Two-thirds of the Republicans joined every voting Democrat in the 349-62 vote to impose a one-year moratorium, through next March, on seven rules changes that the administration argues are needed to rectify waste and abuse in the state-federal partnership to provide health care to the poor.
Supporters of the bill said the rules would merely shift financial burdens to the states at a time of economic distress while reducing access to health care for the country's neediest people.
The governors of all 50 states, state Medicaid directors and others oppose the rules, Energy and Commerce Committee Chairman John Dingell, D-Mich., told the House. "They know the devastating effects these rules would have on local communities, upon hospitals, and upon vulnerable beneficiaries."

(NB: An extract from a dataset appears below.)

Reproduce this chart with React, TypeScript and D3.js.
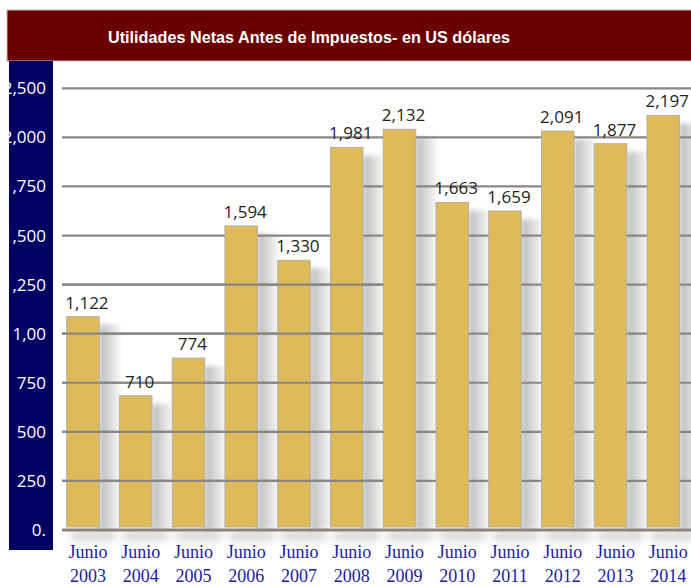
import React, { useEffect, useRef } from 'react';
import * as d3 from 'd3';

const title = 'Utilidades Netas Antes de Impuestos- en US dólares';
const years = ['2003', '2004', '2005', '2006', '2007', '2008', '2009', '2010', '2011', '2012', '2013', '2014'];
// printed value over each bar
const valueLabels = ['1,122', '710', '774', '1,594', '1,330', '1,981', '2,132', '1,663', '1,659', '2,091', '1,877', '2,197'];
// bar heights as drawn (read against the gridlines)
const barHeights = [1087, 684, 876, 1549, 1374, 1949, 2041, 1669, 1625, 2032, 1968, 2112];
const tickValues = [0, 250, 500, 750, 1000, 1250, 1500, 1750, 2000, 2250];
const tickLabels = ['0.', '250', '500', '750', '1,00', '1,250', '1,500', '1,750', '2,000', '2,500'];

const width = 691;
const height = 587;

export default function App() {
  const svgRef = useRef<SVGSVGElement | null>(null);

  useEffect(() => {
    if (!svgRef.current) return;
    const svg = d3.select(svgRef.current);
    svg.selectAll('*').remove();

    const x = d3.scaleBand<string>()
      .domain(years)
      .range([66.7, 679.5])
      .paddingInner(0.384)
      .paddingOuter(0);
    const y = d3.scaleLinear().domain([0, 2250]).range([530, 88.3]);
    const bw = x.bandwidth();
    const step = x.step();
    const gridX0 = 62;

    const defs = svg.append('defs');
    const grad = defs.append('linearGradient').attr('id', 'shadowGrad')
      .attr('x1', 0).attr('x2', 1).attr('y1', 0).attr('y2', 0);
    grad.append('stop').attr('offset', 0).attr('stop-color', '#b9b9b9');
    grad.append('stop').attr('offset', 0.6).attr('stop-color', '#dedede');
    grad.append('stop').attr('offset', 1).attr('stop-color', '#f3f3f3');
    defs.append('filter').attr('id', 'soft').attr('x', '-50%').attr('y', '-50%')
      .attr('width', '200%').attr('height', '200%')
      .append('feGaussianBlur').attr('stdDeviation', 2.5);
    defs.append('filter').attr('id', 'softer').attr('x', '-50%').attr('y', '-100%')
      .attr('width', '200%').attr('height', '300%')
      .append('feGaussianBlur').attr('stdDeviation', 4);
    defs.append('clipPath').attr('id', 'stripClip')
      .append('rect').attr('x', 9).attr('y', 61).attr('width', 44).attr('height', 489);

    svg.append('rect').attr('width', width).attr('height', height).attr('fill', '#fff');

    // title bar
    svg.append('rect')
      .attr('x', 7).attr('y', 10).attr('width', 690).attr('height', 51)
      .attr('fill', '#6b0000').attr('stroke', '#d2b8b8').attr('stroke-width', 1);
    svg.append('text')
      .attr('x', 108).attr('y', 43)
      .attr('fill', '#fff')
      .attr('font-family', '"Liberation Sans", Arial, sans-serif')
      .attr('font-weight', 'bold')
      .attr('font-size', 17)
      .attr('textLength', 402)
      .attr('lengthAdjust', 'spacingAndGlyphs')
      .text(title);

    // navy axis strip
    svg.append('rect')
      .attr('x', 9).attr('y', 61).attr('width', 44).attr('height', 489)
      .attr('fill', '#000062');

    // soft shadow under the baseline
    svg.append('g').selectAll('rect')
      .data(years)
      .enter()
      .append('rect')
      .attr('x', d => (x(d) as number) + 4)
      .attr('y', y(0) + 2)
      .attr('width', step - 8)
      .attr('height', 8)
      .attr('fill', '#cfcfcf')
      .attr('filter', 'url(#softer)');

    // bar shadows
    svg.append('g').selectAll('rect')
      .data(years)
      .enter()
      .append('rect')
      .attr('x', d => (x(d) as number) + bw)
      .attr('y', (d, i) => y(barHeights[i]) + 8)
      .attr('width', step - bw)
      .attr('height', (d, i) => y(0) - y(barHeights[i]) - 8)
      .attr('fill', 'url(#shadowGrad)')
      .attr('filter', 'url(#soft)');

    // gridlines (behind bars)
    svg.append('g').selectAll('line')
      .data(tickValues.filter(v => v > 0))
      .enter()
      .append('line')
      .attr('x1', gridX0).attr('x2', width)
      .attr('y1', d => y(d)).attr('y2', d => y(d))
      .attr('stroke', '#8c8682').attr('stroke-width', 2.2);

    // bars
    svg.append('g').selectAll('rect')
      .data(years)
      .enter()
      .append('rect')
      .attr('x', d => x(d) as number)
      .attr('y', (d, i) => y(barHeights[i]))
      .attr('width', bw)
      .attr('height', (d, i) => y(0) - y(barHeights[i]) - 3)
      .attr('fill', '#dfba5a')
      .attr('stroke', '#b4b0a8')
      .attr('stroke-width', 1);

    // lower gridlines run over the first bars
    const overlayEnd = x(years[6]) as number;
    svg.append('g').selectAll('line')
      .data(tickValues.filter(v => v > 0 && v <= 1250))
      .enter()
      .append('line')
      .attr('x1', gridX0).attr('x2', overlayEnd)
      .attr('y1', d => y(d)).attr('y2', d => y(d))
      .attr('stroke', '#8c8682').attr('stroke-width', 2.2);

    // baseline
    svg.append('line')
      .attr('x1', gridX0).attr('x2', width)
      .attr('y1', y(0)).attr('y2', y(0))
      .attr('stroke', '#8a8480').attr('stroke-width', 3);

    // value labels
    svg.append('g').selectAll('text')
      .data(valueLabels)
      .enter()
      .append('text')
      .attr('x', (d, i) => (x(years[i]) as number) + bw / 2 + 4)
      .attr('y', (d, i) => y(barHeights[i]) - 8)
      .attr('text-anchor', 'middle')
      .attr('fill', '#231f20')
      .attr('font-family', '"Open Sans", sans-serif')
      .attr('font-size', 17)
      .text(d => d);

    // category labels
    const cat = svg.append('g')
      .attr('fill', '#1c1c9c')
      .attr('font-family', '"Liberation Serif", "Times New Roman", serif')
      .attr('font-size', 18)
      .attr('text-anchor', 'middle');
    cat.selectAll('text.m')
      .data(years)
      .enter()
      .append('text')
      .attr('class', 'm')
      .attr('x', d => (x(d) as number) + bw / 2 + 5)
      .attr('y', 558)
      .text('Junio');
    cat.selectAll('text.yr')
      .data(years)
      .enter()
      .append('text')
      .attr('class', 'yr')
      .attr('x', d => (x(d) as number) + bw / 2 + 5)
      .attr('y', 582)
      .text(d => d);

    // y tick labels, clipped by the strip
    svg.append('g')
      .attr('clip-path', 'url(#stripClip)')
      .selectAll('text')
      .data(tickValues)
      .enter()
      .append('text')
      .attr('x', 46)
      .attr('y', d => y(d) + 6)
      .attr('text-anchor', 'end')
      .attr('fill', '#fff')
      .attr('font-family', '"Open Sans", sans-serif')
      .attr('font-size', 17)
      .text((d, i) => tickLabels[i]);
  }, []);

  return (
    <svg
      ref={svgRef}
      width={width}
      height={height}
      viewBox={`0 0 ${width} ${height}`}
      style={{ position: 'fixed', left: 0, top: 0, display: 'block' }}
    />
  );
}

The House vote margin was well above the two-thirds needed to override a presidential veto. Congress has overridden a Bush veto only once, last November on a water projects bill.
But the legislation must first move through the Senate Finance Committee and get a vote on the Senate floor.
The Bush administration instituted the rules with the aim of saving the Treasury about $13 billion over five years and $33 billion over 10 years in programs that provide health coverage and nursing home care to the poor.
The proposed rules would affect programs involving payment to public safety-net institutions, rehabilitation services for people with disabilities, coverage of hospital clinical services, graduate medical education payments and specialized medical transportation to school for children covered by Medicaid.
In 2007, some 48 million people participated in Medicaid programs. The total cost was about $352 billion, with the federal government paying almost $200 billion and states providing the rest.
The White House, in a statement Tuesday warning of a veto threat, said the bill would "thwart these efforts of the federal government to regain fiscal accountability and integrity in Medicaid."